Но они еще не набирались отовсюду, как впоследствии, из бесконечного изобилия готовых форм, а вырабатывались — отрывочно, неровно — из действительности и заново. Для авангардистов, следовательно, так же как и для их предшественников из раннего «модерна», форма была главным в искусстве и носительницей художественной идеи.
Но они попытались выразить этой формой не себя и не какой-нибудь целый художественный образ, который требовал усложнения, отделки и создания индивидуального организма, — нет, они стремились прямо передать в ней эпоху и только ею представить дух своего времени. Этим они отличались от своих предтеч вроде Аполлинера, Л. Андреева, А. Белого или таких переходных фигур, как Александр Блок, который тоже шел и вплотную придвинулся в «Двенадцати» к подобной «современной форме», но не отрывал, а ценою больших усилий сдерживал ее в круговращении целого образа. Он до конца своих дней остался верен «назначению поэта», призванного, по его словам, для того, чтобы «организовывать звуки», и ни разу не совпал с простым «веянием времени».
Между тем, сколько ни приближались и сколько ни догоняли современность подлинные художники (Томас Манн впоследствии нашел даже у Толстого «стариковский авангардизм»), она все-таки развивалась быстрее, и в искусстве произошел некий внутренний взрыв. Он начался извержением «общих форм», которое продолжалось все 20-е годы и улеглось примерно лишь в середине 30-х, многое изменив в литературных стилях того времени. Некоторые художники растворили эти формы во внутреннем течении своей мысли, не оставив на поверхности никаких следов — мы еще скажем об этом ниже, — но так или иначе влияние было ощутимым.

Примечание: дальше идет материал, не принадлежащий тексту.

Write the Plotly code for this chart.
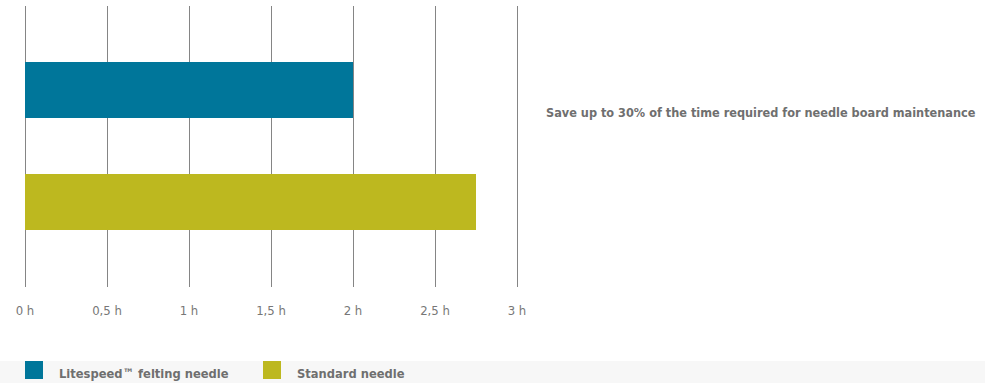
import plotly.graph_objects as go

# Data
categories = ["Litespeed™ felting needle", "Standard needle"]
hours = [2.0, 2.75]
colors = ["#00769a", "#bdb81f"]
tick_vals = [0, 0.5, 1, 1.5, 2, 2.5, 3]
tick_text = ["0 h", "0,5 h", "1 h", "1,5 h", "2 h", "2,5 h", "3 h"]
note = "Save up to 30% of the time required for needle board maintenance"

FONT = "Liberation Sans Narrow, DejaVu Sans Condensed, Roboto Condensed, Arial Narrow, sans-serif"

W, H = 985, 383
ML, MT = 25, 6
PLOT_B = 287
plot_h = PLOT_B - MT
MB = H - PLOT_B
X_MAX = 3.02
X_END_PX = 25 + (517 - 25) * X_MAX / 3

fig = go.Figure()
fig.add_trace(go.Bar(
    y=categories, x=hours, orientation="h",
    marker=dict(color=colors, line=dict(width=0)),
    width=0.5, showlegend=False, hoverinfo="x+y",
))

def px_x(px):
    return (px - ML) / (W - ML)

def px_y(py):
    return (PLOT_B - py) / plot_h

# background band behind legend
fig.add_shape(type="rect", xref="paper", yref="paper",
              x0=px_x(0), x1=px_x(W), y0=px_y(361), y1=px_y(H),
              fillcolor="#f7f7f7", line=dict(width=0), layer="below")

# manual legend
legend_pos = [(25, 57), (263, 295)]
for (sx, tx), name, c in zip(legend_pos, categories, colors):
    fig.add_shape(type="rect", xref="paper", yref="paper",
                  x0=px_x(sx), x1=px_x(sx + 18), y0=px_y(379), y1=px_y(361),
                  fillcolor=c, line=dict(width=0))
    fig.add_annotation(xref="paper", yref="paper", x=px_x(tx), y=px_y(373),
                       text="<b>%s</b>" % name, showarrow=False,
                       xanchor="left", yanchor="middle",
                       font=dict(family=FONT, size=12.8, color="#6f6f6f"))

fig.add_annotation(xref="paper", yref="paper", x=px_x(978), y=px_y(112),
                   text="<b>%s</b>" % note, showarrow=False,
                   xanchor="right", yanchor="middle",
                   font=dict(family=FONT, size=12.6, color="#6f6f6f"))

fig.update_layout(
    width=W, height=H, autosize=False,
    margin=dict(l=ML, r=0, t=MT, b=MB, pad=0, autoexpand=False),
    paper_bgcolor="white", plot_bgcolor="white",
    font=dict(family=FONT, size=13, color="#777777"),
    xaxis=dict(domain=[0, (X_END_PX - ML) / (W - ML)], range=[0, X_MAX],
               tickvals=tick_vals, ticktext=tick_text, automargin=False,
               showgrid=True, gridcolor="#858585", gridwidth=1,
               zeroline=True, zerolinecolor="#858585", zerolinewidth=1,
               showline=False, ticks="", ticklen=0,
               tickfont=dict(family=FONT, size=13, color="#777777")),
    yaxis=dict(range=[1.759, -0.75], showticklabels=False, showgrid=False,
               automargin=False,
               zeroline=False, showline=False, ticks=""),
    bargap=0,
)
fig.update_xaxes(ticklabelstandoff=14)

fig.write_html("out.html")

Этот взрыв поднял высоко вверх писателей, которые теперь почти совсем забыты, однако он коснулся нескольких стран разом, и без очевидного вмешательства извне. В России эти «носившиеся в воздухе» формы прорвались в творчестве Бориса Пильняка, типичного «авангардиста», причем одного из самых ранних: его роман «Голый год» — произведение классическое в своем роде, вполне зрелое и выдержанное по законам новой техники — подписано автором так: «Коломна, Никола-на-Посадьях, 25 дек. ст. ст. 1920 г.». Иными словами, оно явилось за два года до Джойсова «Улисса» и рядом с наиболее экстравагантными опытами Гертруды Стайн.
Роман был весь захвачен одним ощущением вихря, «железной пурги», но — нужно сразу оговориться — он вовсе не означал хаоса, перенесенного на бумагу как есть; то была попытка передать полетом стиля ритм современной ему жизни, в каждой точке требовавшей нового напряжения и непредвиденных решений.